Peter Marshall was a Scottish-American Presbyterian minister. During his career he served as the chaplain of the United States Senate. After he had passed, his widow, Catherine Marshall wrote a biography of her husband entitled "A Man Called Peter." In the book she tells the story of an experience Peter had as a young man in Scotland.

Young Peter was struggling with his sense of call and the purpose for his adult life. One night, Peter found himself walking home. He decided to take a shortcut across the Scottish moor. He was aware that in the middle of the moor there was a large, deserted limestone quarry. But Peter was confident about his bearings and what path to cut.

In the dark of the night, he suddenly heard a voice call his name, “Peter.” There was a sense of urgency in the voice’s tone. Peter replied to the voice, “Yes, who’s there?

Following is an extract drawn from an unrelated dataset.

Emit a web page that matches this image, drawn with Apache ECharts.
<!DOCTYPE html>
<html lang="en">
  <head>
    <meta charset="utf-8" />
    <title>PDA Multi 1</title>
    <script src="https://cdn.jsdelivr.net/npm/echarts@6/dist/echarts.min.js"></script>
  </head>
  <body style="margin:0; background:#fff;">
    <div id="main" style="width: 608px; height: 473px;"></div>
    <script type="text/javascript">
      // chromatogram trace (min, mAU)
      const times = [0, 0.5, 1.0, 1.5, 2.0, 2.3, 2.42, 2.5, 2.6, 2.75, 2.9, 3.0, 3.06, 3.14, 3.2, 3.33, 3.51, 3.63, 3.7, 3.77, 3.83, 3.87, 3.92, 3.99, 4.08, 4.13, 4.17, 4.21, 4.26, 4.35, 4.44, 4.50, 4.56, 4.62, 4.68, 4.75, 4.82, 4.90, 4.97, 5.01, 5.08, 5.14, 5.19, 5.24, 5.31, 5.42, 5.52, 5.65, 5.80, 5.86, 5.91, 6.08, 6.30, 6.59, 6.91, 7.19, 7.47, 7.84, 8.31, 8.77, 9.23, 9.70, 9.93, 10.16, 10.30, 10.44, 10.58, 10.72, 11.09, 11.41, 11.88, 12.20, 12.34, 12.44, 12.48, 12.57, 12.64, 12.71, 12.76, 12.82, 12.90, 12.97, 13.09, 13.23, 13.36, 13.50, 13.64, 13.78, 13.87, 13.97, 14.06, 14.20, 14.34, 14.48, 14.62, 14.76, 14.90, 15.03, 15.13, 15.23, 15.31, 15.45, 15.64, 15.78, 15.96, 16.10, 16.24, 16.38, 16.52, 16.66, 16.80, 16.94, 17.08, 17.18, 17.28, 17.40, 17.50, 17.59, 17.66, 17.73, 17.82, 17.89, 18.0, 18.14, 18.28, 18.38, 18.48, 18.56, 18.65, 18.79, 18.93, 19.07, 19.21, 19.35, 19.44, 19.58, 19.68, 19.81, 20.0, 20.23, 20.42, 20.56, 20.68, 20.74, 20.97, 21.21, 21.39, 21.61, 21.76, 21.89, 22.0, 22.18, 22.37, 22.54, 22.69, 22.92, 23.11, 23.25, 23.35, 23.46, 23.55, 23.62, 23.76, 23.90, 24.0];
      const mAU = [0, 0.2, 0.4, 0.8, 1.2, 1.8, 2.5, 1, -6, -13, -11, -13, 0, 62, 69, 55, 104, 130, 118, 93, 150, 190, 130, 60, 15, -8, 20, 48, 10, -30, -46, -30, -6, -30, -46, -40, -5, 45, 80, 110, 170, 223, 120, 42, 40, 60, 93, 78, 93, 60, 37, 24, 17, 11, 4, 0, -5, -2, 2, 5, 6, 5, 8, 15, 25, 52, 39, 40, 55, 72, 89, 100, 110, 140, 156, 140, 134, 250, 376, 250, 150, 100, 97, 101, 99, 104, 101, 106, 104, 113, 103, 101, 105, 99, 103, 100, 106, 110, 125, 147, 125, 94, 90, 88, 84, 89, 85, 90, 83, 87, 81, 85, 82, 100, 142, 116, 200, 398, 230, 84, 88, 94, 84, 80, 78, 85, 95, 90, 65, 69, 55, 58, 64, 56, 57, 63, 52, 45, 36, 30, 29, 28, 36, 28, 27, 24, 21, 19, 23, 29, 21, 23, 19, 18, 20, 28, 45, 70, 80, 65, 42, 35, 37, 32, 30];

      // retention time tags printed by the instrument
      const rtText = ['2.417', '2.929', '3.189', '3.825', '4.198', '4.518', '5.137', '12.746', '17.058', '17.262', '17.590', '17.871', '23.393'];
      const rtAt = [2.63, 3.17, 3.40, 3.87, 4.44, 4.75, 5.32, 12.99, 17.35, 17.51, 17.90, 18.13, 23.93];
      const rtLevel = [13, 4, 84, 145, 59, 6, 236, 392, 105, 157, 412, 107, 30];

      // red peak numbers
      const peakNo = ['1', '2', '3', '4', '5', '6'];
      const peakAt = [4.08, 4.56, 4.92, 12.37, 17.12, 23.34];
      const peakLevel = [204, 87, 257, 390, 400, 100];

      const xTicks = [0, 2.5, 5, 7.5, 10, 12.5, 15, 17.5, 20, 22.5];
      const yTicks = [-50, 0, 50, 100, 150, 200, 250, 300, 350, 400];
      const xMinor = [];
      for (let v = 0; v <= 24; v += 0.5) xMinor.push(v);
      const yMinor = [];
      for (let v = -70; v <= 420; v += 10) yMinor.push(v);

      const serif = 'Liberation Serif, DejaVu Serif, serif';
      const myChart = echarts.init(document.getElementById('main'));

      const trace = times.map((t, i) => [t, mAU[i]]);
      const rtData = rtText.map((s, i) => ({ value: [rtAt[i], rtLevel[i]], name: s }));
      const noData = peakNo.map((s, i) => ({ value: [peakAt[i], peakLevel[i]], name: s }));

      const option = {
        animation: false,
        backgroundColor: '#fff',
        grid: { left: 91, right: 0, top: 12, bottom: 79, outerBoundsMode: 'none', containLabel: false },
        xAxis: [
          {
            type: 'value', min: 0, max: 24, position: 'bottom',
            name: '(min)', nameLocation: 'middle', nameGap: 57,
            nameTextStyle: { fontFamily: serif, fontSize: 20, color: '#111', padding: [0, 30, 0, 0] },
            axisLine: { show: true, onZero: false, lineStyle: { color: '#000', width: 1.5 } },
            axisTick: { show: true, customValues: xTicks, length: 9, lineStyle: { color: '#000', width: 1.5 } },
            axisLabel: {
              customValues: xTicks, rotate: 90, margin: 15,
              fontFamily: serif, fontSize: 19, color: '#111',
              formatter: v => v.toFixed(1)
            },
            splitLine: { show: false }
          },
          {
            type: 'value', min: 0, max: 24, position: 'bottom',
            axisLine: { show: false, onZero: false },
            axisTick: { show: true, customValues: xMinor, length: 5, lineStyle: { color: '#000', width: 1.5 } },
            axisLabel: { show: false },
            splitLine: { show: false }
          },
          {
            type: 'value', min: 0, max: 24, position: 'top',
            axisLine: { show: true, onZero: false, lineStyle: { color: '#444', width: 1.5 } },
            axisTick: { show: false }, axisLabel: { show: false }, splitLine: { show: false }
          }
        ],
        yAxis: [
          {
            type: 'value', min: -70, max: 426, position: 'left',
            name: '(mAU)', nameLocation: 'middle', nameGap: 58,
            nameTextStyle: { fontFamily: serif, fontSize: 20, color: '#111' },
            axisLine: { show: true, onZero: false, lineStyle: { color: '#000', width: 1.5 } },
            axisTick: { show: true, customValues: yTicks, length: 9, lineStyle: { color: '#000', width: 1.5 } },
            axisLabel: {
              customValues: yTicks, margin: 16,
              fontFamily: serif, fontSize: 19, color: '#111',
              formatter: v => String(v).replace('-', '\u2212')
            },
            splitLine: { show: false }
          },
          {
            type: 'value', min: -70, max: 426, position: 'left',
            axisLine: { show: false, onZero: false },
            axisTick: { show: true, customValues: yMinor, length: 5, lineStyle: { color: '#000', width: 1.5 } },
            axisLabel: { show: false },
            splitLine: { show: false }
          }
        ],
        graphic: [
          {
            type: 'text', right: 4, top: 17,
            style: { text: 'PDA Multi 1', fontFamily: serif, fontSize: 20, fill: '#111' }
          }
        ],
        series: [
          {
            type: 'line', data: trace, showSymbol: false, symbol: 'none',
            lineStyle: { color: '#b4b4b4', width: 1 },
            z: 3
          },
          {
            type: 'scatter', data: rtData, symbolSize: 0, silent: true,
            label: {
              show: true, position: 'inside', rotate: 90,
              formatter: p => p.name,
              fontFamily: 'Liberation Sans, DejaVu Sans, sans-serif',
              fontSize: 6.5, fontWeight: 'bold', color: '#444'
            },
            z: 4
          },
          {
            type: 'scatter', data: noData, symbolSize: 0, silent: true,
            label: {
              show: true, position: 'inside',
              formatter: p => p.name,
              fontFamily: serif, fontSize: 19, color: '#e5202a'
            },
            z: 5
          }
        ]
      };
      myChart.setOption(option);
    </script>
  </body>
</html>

What do you want?”

There was no answer, so Peter resumed his way. He’d only made a few steps when the voice called to him again, this time with even more urgency, “Peter!”

Peter stopped in his tracks and fell to the ground. He put his hand out in front of him and there was nothing there. He was on the very edge of the quarry’s gaping hole. Just one more step and he would have fallen in.

What was that? We could chalk it up to all sorts of things: spooky imagination in the dark of the night, coincidence, a night bird’s song. But as Peter reflected on what had happened, he knew that God has spoken to him. His life was not supposed to end that night. He had a future destiny before him.

We don’t have all the answers, but in wonder and awe we praise the work of God’s Holy Spirit among us.

And finally, our attention turns to God the Son. What we see revealed through our Lord Jesus Christ is the full depth and breadth and height of God’s eternal love for us. His life is a demonstration of the divine love that will not let us go. There is NO PLACE so remote that the loving and healing reach of God cannot claim us:

“And when I think that God, his Son not sparing

sent him to die, I scarce can take it in!

That on the cross, my burdens gladly bearing,

he bled and died to take away my sin.”

In this realm, we don’t have all the answers. But from what has been revealed to us, we do know the scope of the divine love which claims us. In that great storehouse of never-ending love, we anchor our hope. We continue to look to the triune God, Father, Son, and Holy Spirit., We grow in faith in the unfolding mystery and revelation of divine life and love.